Both the customs union and the EU internal market involve dynamic systems of rules which need to be kept in line with each other in every participating state in order for the systems to function properly. For this reason both the EU-Turkey customs union and the EEA Agreement involve mechanisms by which the client states are required to align the interpretation of their rules to the rulings of the ECJ as well as legislative changes made now and in the future by the ECJ.
It is for this reason, and this reason alone – adherence in the future to a dynamic system of rules which must be interpreted consistently – that it is necessary that the courts of these States must comply with future rulings of a foreign court.
This consideration does not exist in the case of the UK. M. Barnier argues that the provisions of an EU-UK treaty which are based on concepts of EU should be interpreted in the future by the ECJ in a way which binds the UK.

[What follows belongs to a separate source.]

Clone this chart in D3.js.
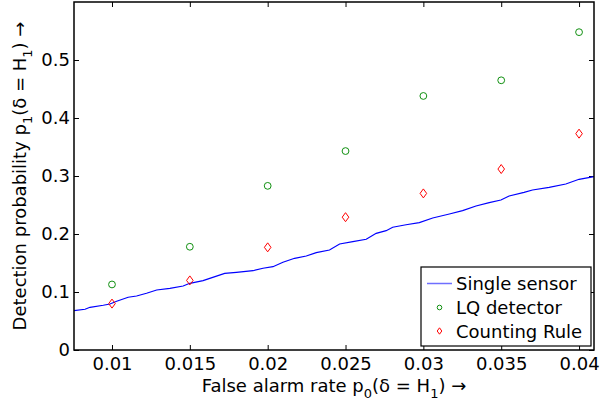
<!DOCTYPE html>
<html>
<head>
<meta charset="utf-8">
<script src="https://cdn.jsdelivr.net/npm/d3@7"></script>
<style>
  body { margin: 0; background: #fff; }
  text { font-family: "DejaVu Sans", sans-serif; fill: #000; }
</style>
</head>
<body>
<div id="chart"></div>
<script>
// data
const rates = [0.01, 0.015, 0.02, 0.025, 0.03, 0.035, 0.04];
const lqDetector = [0.113, 0.178, 0.283, 0.343, 0.438, 0.465, 0.548];
const countingRule = [0.080, 0.120, 0.177, 0.229, 0.270, 0.312, 0.373];

const sensorX = [0.00756, 0.00827, 0.00859, 0.00944, 0.00987, 0.01030, 0.01104, 0.01158, 0.01222,
  0.01287, 0.01372, 0.01457, 0.01500, 0.01585, 0.01628, 0.01724, 0.01799, 0.01906, 0.01970,
  0.02034, 0.02098, 0.02173, 0.02248, 0.02312, 0.02397, 0.02462, 0.02547, 0.02633, 0.02697,
  0.02761, 0.02803, 0.02889, 0.02974, 0.03060, 0.03167, 0.03252, 0.03338, 0.03423, 0.03498,
  0.03551, 0.03647, 0.03701, 0.03808, 0.03915, 0.04000, 0.04096];
const sensorY = [0.0678, 0.0702, 0.0736, 0.0771, 0.0793, 0.0840, 0.0909, 0.0931, 0.0978,
  0.1034, 0.1064, 0.1103, 0.1150, 0.1195, 0.1236, 0.1322, 0.1340, 0.1367, 0.1409,
  0.1436, 0.1512, 0.1581, 0.1621, 0.1678, 0.1724, 0.1828, 0.1867, 0.1909, 0.2012,
  0.2057, 0.2116, 0.2160, 0.2195, 0.2276, 0.2345, 0.2402, 0.2483, 0.2540, 0.2586,
  0.2655, 0.2719, 0.2759, 0.2805, 0.2862, 0.2943, 0.2988];

const xTicks = [0.01, 0.015, 0.02, 0.025, 0.03, 0.035, 0.04];
const yTicks = [0, 0.1, 0.2, 0.3, 0.4, 0.5];
const legendLabels = ['Single sensor', 'LQ detector', 'Counting Rule'];

const width = 600, height = 405;
const margin = { left: 74, right: 6, top: 2, bottom: 55 };
const fontSize = 18;

const svg = d3.select('#chart').append('svg')
  .attr('width', width).attr('height', height);

const x = d3.scaleLinear().domain([0.00756, 0.04096]).range([margin.left, width - margin.right]);
const y = d3.scaleLinear().domain([0, 0.6]).range([height - margin.bottom, margin.top]);

const fmt = d => String(+d.toFixed(3));
const tickLen = 5;

// inward ticks on all four sides
svg.append('g').attr('transform', `translate(0,${y(0)})`)
  .call(d3.axisBottom(x).tickValues(xTicks).tickSize(-tickLen).tickPadding(7).tickFormat(fmt));
svg.append('g').attr('transform', `translate(0,${y(0.6)})`)
  .call(d3.axisTop(x).tickValues(xTicks).tickSize(-tickLen).tickFormat(''));
svg.append('g').attr('transform', `translate(${x.range()[0]},0)`)
  .call(d3.axisLeft(y).tickValues(yTicks).tickSize(-tickLen).tickPadding(4).tickFormat(fmt));
svg.append('g').attr('transform', `translate(${x.range()[1]},0)`)
  .call(d3.axisRight(y).tickValues(yTicks).tickSize(-tickLen).tickFormat(''));

svg.selectAll('.domain').remove();
svg.selectAll('g').attr('font-family', null).attr('font-size', null);
svg.selectAll('.tick line').attr('stroke', '#000').attr('stroke-width', 1);
svg.selectAll('.tick text').attr('font-size', fontSize);

// single sensor curve
const sensor = sensorX.map((v, i) => [v, sensorY[i]]);
svg.append('path')
  .datum(sensor)
  .attr('fill', 'none')
  .attr('stroke', '#0000ff')
  .attr('stroke-width', 1.2)
  .attr('d', d3.line().x(d => x(d[0])).y(d => y(d[1])));

// LQ detector circles
svg.selectAll('.lq')
  .data(rates)
  .join('circle')
  .attr('class', 'lq')
  .attr('cx', d => x(d))
  .attr('cy', (d, i) => y(lqDetector[i]))
  .attr('r', 3.4)
  .attr('fill', 'none')
  .attr('stroke', '#109010')
  .attr('stroke-width', 1);

// counting rule diamonds
const diamond = (cx, cy, w, h) => `M${cx},${cy - h}L${cx + w},${cy}L${cx},${cy + h}L${cx - w},${cy}Z`;
svg.selectAll('.cr')
  .data(rates)
  .join('path')
  .attr('class', 'cr')
  .attr('d', (d, i) => diamond(x(d), y(countingRule[i]), 3.3, 4.5))
  .attr('fill', 'none')
  .attr('stroke', '#ff0000')
  .attr('stroke-width', 1);

// axes box
svg.append('rect')
  .attr('x', x.range()[0]).attr('y', y(0.6))
  .attr('width', x.range()[1] - x.range()[0])
  .attr('height', y(0) - y(0.6))
  .attr('fill', 'none').attr('stroke', '#000').attr('stroke-width', 1.5);

// legend
const lg = svg.append('g').attr('transform', 'translate(421,267)');
lg.append('rect').attr('width', 170).attr('height', 79)
  .attr('fill', '#fff').attr('stroke', '#000').attr('stroke-width', 1.2);
const rowY = [16.5, 40.5, 64];
lg.append('line').attr('x1', 6).attr('x2', 31).attr('y1', rowY[0]).attr('y2', rowY[0])
  .attr('stroke', '#6f6fff').attr('stroke-width', 1.5);
lg.append('circle').attr('cx', 18.5).attr('cy', rowY[1]).attr('r', 2.3)
  .attr('fill', 'none').attr('stroke', '#109010');
lg.append('path').attr('d', diamond(18.5, rowY[2], 2.3, 3.2))
  .attr('fill', 'none').attr('stroke', '#ff0000');
lg.selectAll('.lgtext')
  .data(legendLabels)
  .join('text')
  .attr('class', 'lgtext')
  .attr('x', 35)
  .attr('y', (d, i) => rowY[i] + 6.5)
  .attr('font-size', fontSize)
  .text(d => d);

// axis labels with subscripts
function subLabel(sel, parts) {
  let shift = 0;
  parts.forEach(p => {
    const ts = sel.append('tspan').text(p.t);
    if (p.sub) {
      ts.attr('font-size', 13).attr('dy', 6);
      shift = -6;
    } else if (shift) {
      ts.attr('dy', shift);
      shift = 0;
    }
  });
}

const xl = svg.append('text')
  .attr('x', 334)
  .attr('y', 392)
  .attr('text-anchor', 'middle')
  .attr('font-size', fontSize);
subLabel(xl, [{ t: 'False alarm rate p' }, { t: '0', sub: true }, { t: '(δ = H' }, { t: '1', sub: true }, { t: ') →' }]);

const yl = svg.append('text')
  .attr('transform', `translate(26,${(y(0) + y(0.6)) / 2}) rotate(-90)`)
  .attr('text-anchor', 'middle')
  .attr('font-size', fontSize);
subLabel(yl, [{ t: 'Detection probability p' }, { t: '1', sub: true }, { t: '(δ = H' }, { t: '1', sub: true }, { t: ') →' }]);
</script>
</body>
</html>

M. Barnier’s argument is entirely fallacious. Where the UK agrees (as for example in the case of certain rights of EU citizens in the UK and UK citizens in the EU) to base rights in the treaty on the extent of the rights currently enjoyed under EU law, this does not create a dynamic linkage between the acquired rights of these citizens and the future rights of EU citizens within the remaining Member States. The rights acquired by citizens at the point of the UK’s departure are frozen in time and will not, and should not, develop in line with whatever changes might be made by the ECJ’s jurisprudence to the rights of e.g. French citizens resident in Germany internally to the EU. Those EU-internal rights will no doubt continue to develop but that development should have no bearing on the rights and obligations of the United Kingdom under the withdrawal agreement.
To accept binding future ECJ interpretation of rights under the withdrawal agreement is tantamount to the United Kingdom writing a blank cheque into which the organs of the EU can write new treaty obligations which the UK never voluntarily assumed when it agreed to the treaty. This is, as the EU and all its organs should recognise, entirely incompatible with the international treaty practice of sovereign states.”